The medical term defining the presence of blood in urine is hematuria. Several diseases and health conditions can cause blood in urine, which may or may not be visible. Even if it's a one-off, hematuria can be a sign of a serious health issue. Ignoring it won't make it go away, and it could be a sign of worsening conditions like kidney disease. While you might not know there is blood in your urine in some cases, it is best to seek medical assistance as soon as possible if you do notice any signs of blood in your urine. A urologist will analyze your urine and conduct urine tests and imaging tests to determine the cause of the problem and develop a treatment plan around the results.
Can You Have Blood in Your Urine and Not Know It?
You can have small amounts of blood in your urine and now know it because you can't see it. A test called a urinalysis can find a small amount of blood cells in your urine as well as other types of cells, chemicals, and substances.
The Types of Hematuria Explained
If your blood appears pink or has red spots, it's "gross hematuria."
If you don't notice any change in the color of your urine, it's because the amount of blood in it is so minuscule it's not visible to the naked eye.
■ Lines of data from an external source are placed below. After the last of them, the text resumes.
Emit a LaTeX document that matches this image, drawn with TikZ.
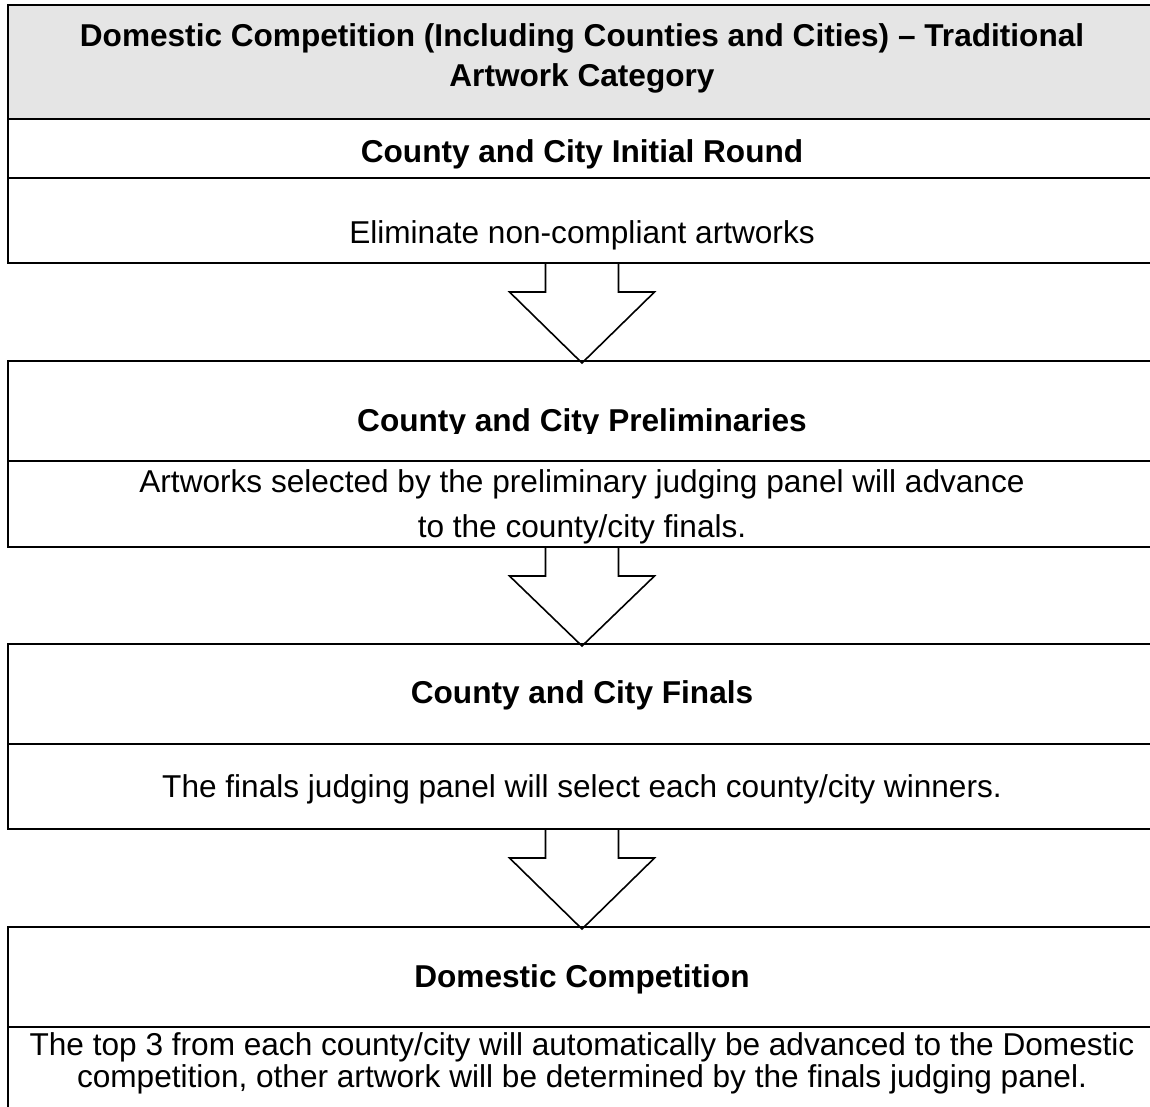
\documentclass[tikz,border=0pt]{standalone}
\usepackage{fontspec}
\setmainfont{Liberation Sans}
\usetikzlibrary{positioning}

\begin{document}
\begin{tikzpicture}[line width=1pt,node distance=0pt,
    part/.style={draw,minimum width=574pt,inner sep=0pt,outer sep=0pt},
    head/.style={anchor=base,inner sep=0pt,align=center,font=\fontsize{15.8}{20}\selectfont\bfseries},
    body/.style={anchor=base,inner sep=0pt,align=center,font=\fontsize{15.8}{18}\selectfont},
    down arrow/.style={line width=0.8pt,line join=miter}]
    \clip (0,0) rectangle (575pt,-553.5pt);

    % frames
    \node[part,fill=black!10,minimum height=57pt,anchor=north west] (h) at (4pt,-2.5pt) {};
    \node[part,minimum height=29.5pt] (t1) [below=of h] {};
    \node[part,minimum height=42.5pt] (b1) [below=of t1] {};
    \node[part,minimum height=50pt] (t2) [below=49pt of b1] {};
    \node[part,minimum height=43pt] (b2) [below=of t2] {};
    \node[part,minimum height=50pt] (t3) [below=48.5pt of b2] {};
    \node[part,minimum height=42.5pt] (b3) [below=of t3] {};
    \node[part,minimum height=50pt] (t4) [below=49pt of b3] {};
    \node[part,minimum height=42.5pt] (b4) [below=of t4] {};

    % texts (two-line nodes sit on their last baseline)
    \node[head] (ht) at ([yshift=-41pt]h.north) {Domestic Competition (Including Counties and Cities) -- Traditional\\Artwork Category};
    \node[head] (t1t) at ([yshift=-22pt]t1.north) {County and City Initial Round};
    \node[body] (b1t) at ([yshift=-32.5pt]b1.north) {Eliminate non-compliant artworks};
    \begin{scope}
        \clip (t2.north west) rectangle ([yshift=14pt]t2.south east);
        \node[head] (t2t) at ([yshift=-35pt]t2.north) {County and City Preliminaries};
    \end{scope}
    \node[body,font=\fontsize{15.8}{22.5}\selectfont] (b2t) at ([yshift=-38pt]b2.north) {Artworks selected by the preliminary judging panel will advance\\to the county/city finals.};
    \node[head] (t3t) at ([yshift=-29.5pt]t3.north) {County and City Finals};
    \node[body] (b3t) at ([yshift=-26.5pt]b3.north) {The finals judging panel will select each county/city winners.};
    \node[head] (t4t) at ([yshift=-30pt]t4.north) {Domestic Competition};
    \node[body,font=\fontsize{15.8}{13.5}\selectfont] (b4t) at ([yshift=-30pt]b4.north) {The top 3 from each county/city will automatically be advanced to the Domestic\\competition, other artwork will be determined by the finals judging panel.};

    % block arrows
    \draw[down arrow] ([xshift=-18.25pt]b1.south) -- ++(0,-14.5pt) -- ++(-18pt,0) -- ([yshift=-1pt]t2.north) -- ++(36.25pt,35.5pt) -- ++(-18pt,0) -- ++(0,14.5pt);
    \draw[down arrow] ([xshift=-18.25pt]b2.south) -- ++(0,-14.5pt) -- ++(-18pt,0) -- ([yshift=-1pt]t3.north) -- ++(36.25pt,35pt) -- ++(-18pt,0) -- ++(0,14.5pt);
    \draw[down arrow] ([xshift=-18.25pt]b3.south) -- ++(0,-14.5pt) -- ++(-18pt,0) -- ([yshift=-1pt]t4.north) -- ++(36.25pt,35.5pt) -- ++(-18pt,0) -- ++(0,14.5pt);
\end{tikzpicture}
\end{document}
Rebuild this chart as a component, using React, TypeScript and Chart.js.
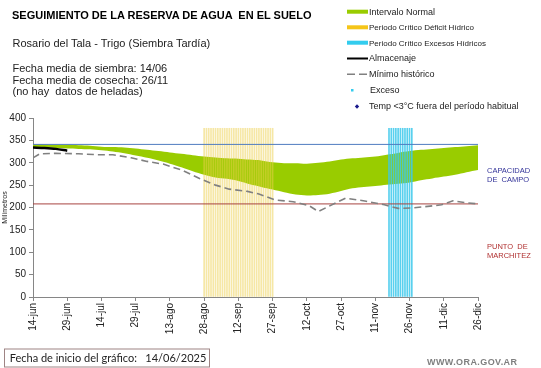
import React, { useEffect, useRef } from "react";
import { Chart, registerables } from "chart.js";

Chart.register(...registerables);

// ---- data (day index from 14-jun) ----
const tickLabels = ["14-jun", "29-jun", "14-jul", "29-jul", "13-ago", "28-ago", "12-sep", "27-sep", "12-oct", "27-oct", "11-nov", "26-nov", "11-dic", "26-dic"];

const bandDays = [0, 5, 10, 15, 20, 25, 30, 35, 40, 45, 50, 55, 60, 65, 70, 75, 80, 85, 90, 95, 100, 105, 110, 115, 120, 125, 130, 135, 140, 145, 150, 155, 160, 165, 170, 175, 180, 185, 190, 195];
const upperBand = [341, 341, 340, 340, 339, 338, 336, 335, 334, 332, 329, 326, 323, 320, 317, 314, 312, 310, 309, 307, 305, 301, 299, 299, 298, 300, 303, 307, 310, 312, 314, 318, 322, 326, 329, 331, 333, 335, 337, 339];
const lowerBand = [335, 334, 333, 332, 331, 330, 328, 325, 321, 316, 311, 305, 298, 290, 281, 273, 267, 264, 259, 252, 246, 240, 234, 229, 227, 228, 231, 237, 243, 246, 248, 251, 253, 256, 261, 265, 269, 273, 279, 284];

const minDays = [0, 3, 10, 20, 28, 35, 43, 50, 57, 65, 73, 80, 86, 94, 99, 106, 114, 121, 125, 137, 146, 154, 160, 166, 174, 179, 184, 189, 195];
const minValues = [311, 320, 321, 320, 318, 318, 311, 303, 297, 284, 265, 250, 241, 236, 230, 217, 213, 204, 191, 221, 214, 206, 198, 199, 203, 206, 215, 211, 208];

const storageDays = [0, 5, 10, 15];
const storageValues = [334, 333, 331, 327];

const deficitDays = [75, 76, 77, 78, 79, 80, 81, 82, 83, 84, 85, 86, 87, 88, 89, 90, 91, 92, 93, 94, 95, 96, 97, 98, 99, 100, 101, 102, 103, 104, 105];
const excessDays = [156, 157, 158, 159, 160, 161, 162, 163, 164, 165, 166];
const criticalTop = 377;

const fieldCapacity = 341;
const wiltingPoint = 208;
const rangeDays = [0, 195];

const FONT = "'Liberation Sans', Arial, sans-serif";

function pts(xs: number[], ys: number[]) {
  return xs.map((x, i) => ({ x, y: ys[i] }));
}

export default function App() {
  const ref = useRef<HTMLCanvasElement>(null);

  useEffect(() => {
    const canvas = ref.current;
    if (!canvas) return;
    const chart = new Chart(canvas, {
      type: "line",
      data: {
        datasets: [
          {
            label: "Intervalo Normal",
            data: pts(bandDays, upperBand),
            borderWidth: 0,
            borderColor: "rgba(0,0,0,0)",
            backgroundColor: "#99cc00",
            pointRadius: 0,
            fill: "+1",
            tension: 0.3,
            order: 10,
          },
          {
            label: "lower",
            data: pts(bandDays, lowerBand),
            borderWidth: 0,
            borderColor: "rgba(0,0,0,0)",
            pointRadius: 0,
            fill: false,
            tension: 0.3,
            order: 11,
          },
          {
            type: "bar",
            label: "Periodo Crítico Déficit Hídrico",
            data: deficitDays.map((d) => ({ x: d, y: criticalTop })),
            backgroundColor: "rgba(238,208,75,0.5)",
            borderWidth: 0,
            barThickness: 1,
            grouped: false,
            order: 8,
          } as any,
          {
            type: "bar",
            label: "Periodo Crítico Excesos Hídricos",
            data: excessDays.map((d) => ({ x: d, y: criticalTop })),
            backgroundColor: "rgba(60,200,235,0.85)",
            borderWidth: 0,
            barThickness: 1,
            grouped: false,
            order: 7,
          } as any,
          {
            label: "Capacidad de campo",
            data: pts(rangeDays, [fieldCapacity, fieldCapacity]),
            borderColor: "#4f7cc0",
            borderWidth: 1,
            pointRadius: 0,
            fill: false,
            order: 5,
          },
          {
            label: "Punto de marchitez",
            data: pts(rangeDays, [wiltingPoint, wiltingPoint]),
            borderColor: "#a84440",
            borderWidth: 1,
            pointRadius: 0,
            fill: false,
            order: 5,
          },
          {
            label: "Mínimo histórico",
            data: pts(minDays, minValues),
            borderColor: "#808080",
            borderWidth: 1.6,
            borderDash: [7, 4],
            pointRadius: 0,
            fill: false,
            order: 4,
          },
          {
            label: "Almacenaje",
            data: pts(storageDays, storageValues),
            borderColor: "#000000",
            borderWidth: 2.5,
            pointRadius: 0,
            fill: false,
            tension: 0.3,
            order: 3,
          },
        ],
      },
      options: {
        animation: false,
        responsive: false,
        events: [],
        layout: { padding: { top: 118, right: 63, bottom: 0, left: 0 } },
        plugins: {
          legend: { display: false },
          tooltip: { enabled: false },
          title: { display: false },
        },
        scales: {
          x: {
            type: "linear",
            min: 0,
            max: 195,
            offset: false,
            afterFit: (s: any) => {
              s.height = 71;
            },
            grid: {
              display: true,
              drawOnChartArea: false,
              drawTicks: true,
              tickLength: 4,
              color: "#868686",
              offset: false,
            },
            border: { display: true, color: "#868686" },
            ticks: {
              stepSize: 15,
              autoSkip: false,
              minRotation: 90,
              maxRotation: 90,
              color: "#222",
              padding: 2,
              font: { family: FONT, size: 10 },
              callback: (v: any) => tickLabels[Math.round(Number(v) / 15)] ?? "",
            },
          },
          y: {
            min: 0,
            max: 400,
            afterFit: (s: any) => {
              s.width = 33;
            },
            grid: {
              display: true,
              drawOnChartArea: false,
              drawTicks: true,
              tickLength: 4,
              color: "#868686",
            },
            border: { display: true, color: "#868686" },
            ticks: {
              stepSize: 50,
              color: "#222",
              padding: 3,
              font: { family: FONT, size: 10 },
            },
            title: {
              display: true,
              text: "Milímetros",
              color: "#222",
              font: { family: FONT, size: 7 },
              padding: { top: 1, bottom: 0 },
            },
          },
        },
      } as any,
    });
    return () => chart.destroy();
  }, []);

  return (
    <div style={{ position: "fixed", left: 0, top: 0, width: 541, height: 368, background: "#fff", overflow: "hidden" }}>
      <canvas ref={ref} width={541} height={368} style={{ position: "absolute", left: 0, top: 0, width: 541, height: 368 }} />
      <svg width={541} height={368} style={{ position: "absolute", left: 0, top: 0, pointerEvents: "none" }} fontFamily={FONT}>
        <text x={12} y={18.5} fontSize={11} fontWeight="bold" fill="#000" style={{ whiteSpace: "pre" }}>SEGUIMIENTO DE LA RESERVA DE AGUA  EN EL SUELO</text>
        <text x={12.5} y={47} fontSize={11} fill="#222">Rosario del Tala - Trigo (Siembra Tardía)</text>
        <text x={12.5} y={72} fontSize={11} fill="#222">Fecha media de siembra: 14/06</text>
        <text x={12.5} y={83.5} fontSize={11} fill="#222">Fecha media de cosecha: 26/11</text>
        <text x={12.5} y={95} fontSize={11} fill="#222" style={{ whiteSpace: "pre" }}>(no hay  datos de heladas)</text>

        {/* legend */}
        <rect x={347} y={9.7} width={21} height={4} fill="#99cc00" />
        <text x={369} y={14.7} fontSize={9} fill="#222">Intervalo Normal</text>
        <rect x={347} y={25.3} width={21} height={4} fill="#f5c518" />
        <text x={369} y={30.3} fontSize={8} fill="#222">Periodo Crítico Déficit Hídrico</text>
        <rect x={347} y={40.7} width={21} height={4} fill="#33ccee" />
        <text x={369} y={45.7} fontSize={8} fill="#222">Periodo Crítico Excesos Hídricos</text>
        <line x1={347} x2={368} y1={58.5} y2={58.5} stroke="#000" strokeWidth={2} />
        <text x={369} y={61.3} fontSize={9} fill="#222">Almacenaje</text>
        <line x1={347} x2={368} y1={74.3} y2={74.3} stroke="#808080" strokeWidth={1.5} strokeDasharray="8 4" />
        <text x={369} y={77} fontSize={9} fill="#222">Mínimo histórico</text>
        <rect x={351} y={89} width={2.5} height={2.5} fill="#33ccee" />
        <text x={370} y={93} fontSize={9} fill="#222">Exceso</text>
        <polygon points="357,104.3 359.2,106.5 357,108.7 354.8,106.5" fill="#1a1a8c" />
        <text x={369} y={109} fontSize={9} fill="#222">Temp &lt;3°C fuera del período habitual</text>

        {/* reference labels */}
        <text x={487} y={173.3} fontSize={7.5} fill="#333399">CAPACIDAD</text>
        <text x={487} y={181.7} fontSize={7.5} fill="#333399" style={{ whiteSpace: "pre" }}>DE  CAMPO</text>
        <text x={487} y={249.3} fontSize={7.5} fill="#b03030" style={{ whiteSpace: "pre" }}>PUNTO  DE</text>
        <text x={487} y={258.3} fontSize={7.5} fill="#b03030">MARCHITEZ</text>

        {/* footer */}
        <rect x={4.5} y={349} width={205} height={18} fill="#fff" stroke="#9e8484" strokeWidth={1} />
        <text x={9.7} y={362} fontSize={11} fill="#222" fontFamily="Lato, 'Open Sans', sans-serif" style={{ whiteSpace: "pre" }}>Fecha de inicio del gráfico:   14/06/2025</text>
        <text x={427} y={364.5} fontSize={9} fontWeight="bold" fill="#7f7f7f" textLength={90}>WWW.ORA.GOV.AR</text>
      </svg>
    </div>
  );
}
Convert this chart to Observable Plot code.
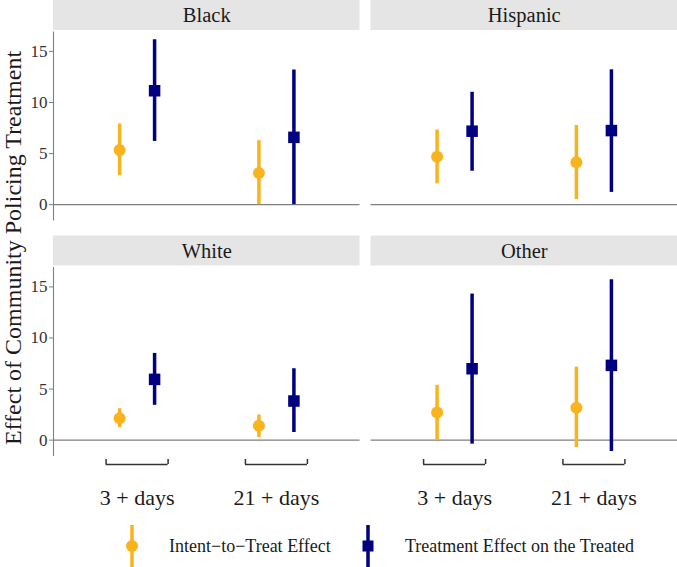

This condition is called "microscopic hematuria." Only lab tests can determine if you have microscopic hematuria.
What are the Causes of Hematuria?
There are several causes of gross or microscopic hematuria, most of which are severe conditions requiring immediate medical treatment.
One of the more common causes of hematuria is an infection of the kidneys, urinary tract, or bladder. Infections occur when bacteria migrate up the urethra and into the bladder and kidneys, causing sensations of pain, burning when urinating, and gross or microscopic hematuria. The good news is that a urologist can treat these types of infections with antibiotics, and you'll fully recover.
Bladder or Kidney Stones
Kidney or bladder stones are another common cause of gross or microscopic hematuria. These stones develop from minerals crystalizing in your urine. The stones can develop in the kidneys or bladder, causing significant pain and the onset of hematuria. Smaller stones will pass naturally, but larger ones may require treatment with medication to break them down or surgical removal.
Kidney disease is one of the less common reasons for hematuria. An inflamed or diseased kidney can cause the condition and may occur alone or alongside other conditions like diabetes.
Children aged 6 to 10 may develop a condition called post-streptococcal glomerulonephritis, causing the onset of hematuria. This disorder usually develops a few weeks after a strep infection that goes untreated. Doctors can treat this disorder with antibiotics.
Benign Prostate Hyperplasia – Prostate Enlargement
Middle-aged men might develop an enlarged prostate gland known as Benign Prostate Hyperplasia (BPH). The prostate sits under the bladder and near the urethra. As the prostate swells, it exerts pressure on the urethra, preventing the bladder from completely emptying. As a result, the patient develops an infection, resulting in the onset of hematuria.
Some medications may cause health complications, including hematuria. Common drugs that can cause hematuria include the following:
- Blood thinners like Warfarin and heparin
Finally, cancer of the kidneys, prostate, or bladder may result in the onset of hematuria. Typically, hematuria is a sign of advanced stages of cancer, and the patient may not notice the microscopic hematuria that occurs in the early stages of their condition.
Less Common Causes of Blood in Urine
Some causes of hematuria are less common, such as rare blood disorders like Alport syndrome, sickle cell anemia, and hemophilia. People that experience a significant impact on the kidneys may also experience the onset of hematuria.
When to See the Doctor
Since most of the causes of hematuria involve the presence or advancement of severe health conditions, you'll need to see a urologist ASAP if you notice any signs of blood in your urine. Microscopic hematuria is very difficult to detect, and you might not notice it until the color of your urine starts changing. However, if you see a slight pink tinge in your urine when it should be clear, consult with a urologist near you immediately.
Don't ignore the issue, even if it's only a small presence of blood in your urine. If you experience pain in your kidneys or frequent or painful urination, consult with a local urologist immediately. These symptoms might be indications you're dealing with microscopic hematuria.
- Related Reading: Urinalysis (medlineplus.gov)
If hematuria occurs alongside symptoms like vomiting, nausea, chills, fever, or pain in the side or abdomen, seek emergency medical assistance.